Friday, November 20, 2015

Deducting sports tickets as a business expense? Know the rules

If running a business while also rooting for your favorite sports team isn’t stressful enough, business owners who assume they can write off the cost without checking the rules could be setting themselves up for some extra heartbreak.

No matter the season, it’s still common practice for business owners to mix business and entertainment at a sporting event. Business owners have learned over time they can sometimes close a deal or win over a prospect more readily when the conversation is moved to an atmosphere that’s a little more relaxed than a corporate boardroom.

The Internal Revenue Service has clamped down, however, on taxpayers who deduct the costs of such entertainment as a business expense. It’s not as simple as buying the tickets and showing the receipt to claim a deduction. The IRS has established some criteria for when it believes tickets to a sporting event might logically constitute a legitimate business expense.

First, the IRS says the sporting event must be tied directly to the conduct of business. That means the company claiming the deduction must show that some sort of business took place at the sporting event.

The IRS goes a little further, though, to provide some additional criteria. One important one: The IRS finds it hard to believe any business activity could have occurred if the company simply gave the tickets away to a client or prospect.

That means someone representing the business must actually be present at the event in order for the deduction to be allowed as a business expense. Otherwise it is treated as a gift, where the tax rules are different.

Also important: The IRS finds it difficult to imagine business would actually be conducted at the sporting event itself, given the many distractions. It seems examiners have a hard time believing anyone would focus on the particulars of a business deal with superstars like LeBron James sinking three-pointers amid throngs of screaming fans and other blaring distractions.

This suggests any attendance at a sporting event must be accompanied by some other stop along the way to an atmosphere a little more conducive to business.

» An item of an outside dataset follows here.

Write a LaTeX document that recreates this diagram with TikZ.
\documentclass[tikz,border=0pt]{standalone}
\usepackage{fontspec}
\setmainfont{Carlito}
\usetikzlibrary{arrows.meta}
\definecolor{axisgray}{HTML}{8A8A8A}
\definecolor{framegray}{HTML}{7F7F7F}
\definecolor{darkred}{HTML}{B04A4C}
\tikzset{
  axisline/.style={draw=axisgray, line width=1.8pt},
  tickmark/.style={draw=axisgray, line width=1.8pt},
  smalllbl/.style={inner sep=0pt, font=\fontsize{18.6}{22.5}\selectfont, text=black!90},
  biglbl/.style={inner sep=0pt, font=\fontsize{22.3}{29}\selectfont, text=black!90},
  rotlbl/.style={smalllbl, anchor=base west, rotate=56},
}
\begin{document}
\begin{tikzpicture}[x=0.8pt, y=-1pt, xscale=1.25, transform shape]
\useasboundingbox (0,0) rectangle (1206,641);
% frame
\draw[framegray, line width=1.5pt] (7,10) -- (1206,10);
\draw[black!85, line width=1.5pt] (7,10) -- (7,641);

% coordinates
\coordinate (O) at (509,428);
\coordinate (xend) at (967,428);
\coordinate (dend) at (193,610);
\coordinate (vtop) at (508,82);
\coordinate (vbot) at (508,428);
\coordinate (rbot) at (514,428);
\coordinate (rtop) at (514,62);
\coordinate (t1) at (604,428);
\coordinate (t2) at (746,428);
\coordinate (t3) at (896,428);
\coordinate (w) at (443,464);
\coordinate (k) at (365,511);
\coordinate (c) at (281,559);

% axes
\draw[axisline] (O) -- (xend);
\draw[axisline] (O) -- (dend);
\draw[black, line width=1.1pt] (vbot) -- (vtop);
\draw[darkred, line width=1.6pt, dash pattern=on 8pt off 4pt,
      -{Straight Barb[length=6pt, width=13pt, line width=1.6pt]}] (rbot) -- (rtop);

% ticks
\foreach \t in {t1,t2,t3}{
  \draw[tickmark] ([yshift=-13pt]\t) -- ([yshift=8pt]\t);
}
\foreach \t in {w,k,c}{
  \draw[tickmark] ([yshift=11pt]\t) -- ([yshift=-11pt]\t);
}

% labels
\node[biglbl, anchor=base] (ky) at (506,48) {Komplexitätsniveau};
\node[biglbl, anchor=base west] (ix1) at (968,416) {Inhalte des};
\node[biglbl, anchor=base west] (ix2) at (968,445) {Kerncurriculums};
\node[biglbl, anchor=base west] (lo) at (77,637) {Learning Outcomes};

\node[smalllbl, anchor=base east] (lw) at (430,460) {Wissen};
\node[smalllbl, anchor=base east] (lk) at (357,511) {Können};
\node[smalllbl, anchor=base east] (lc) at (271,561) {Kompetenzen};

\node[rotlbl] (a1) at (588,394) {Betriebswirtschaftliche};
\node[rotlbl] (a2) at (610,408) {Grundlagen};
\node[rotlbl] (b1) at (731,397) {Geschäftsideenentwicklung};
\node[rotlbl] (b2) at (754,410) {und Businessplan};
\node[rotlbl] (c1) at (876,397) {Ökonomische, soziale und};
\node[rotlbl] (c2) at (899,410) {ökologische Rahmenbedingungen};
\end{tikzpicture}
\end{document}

That could mean a stop at the office on the way to or from the event, or even a nearby restaurant or sports bar.

The IRS also has some limited language around when tickets are deductible if they are used by family members. The rules allow a deduction for tickets used by spouses of individuals involved in the business transaction, but it does not specify any other family members. Some might argue that tickets used by related children might also be deductible, but that might depend on the facts and circumstances of the specific event.

If the tickets are to a suite, that adds another layer of analysis to the deductibility of expenses. IRS rules limit the deduction to the face value of non-luxury box seats, and it allows for the highest-value non-luxury seat price to be used as long as those seats are available for the general public to purchase them.

Suite pricing typically includes some combination of tickets for admission, food and beverage service, advertising costs, and fees to use the suite.

The venue may need to provide some itemization for the taxpayer to sort out what portion of the suite cost goes to food and beverage expense that is deductible. However, that deduction is limited to 50% of the cost when the tickets are used and the event is properly documented.

Even in the uncertain sports environment from season to season, doing business at a game is still common practice.

Winning the tax deduction is a better bet for business owners who know the rules ahead of time.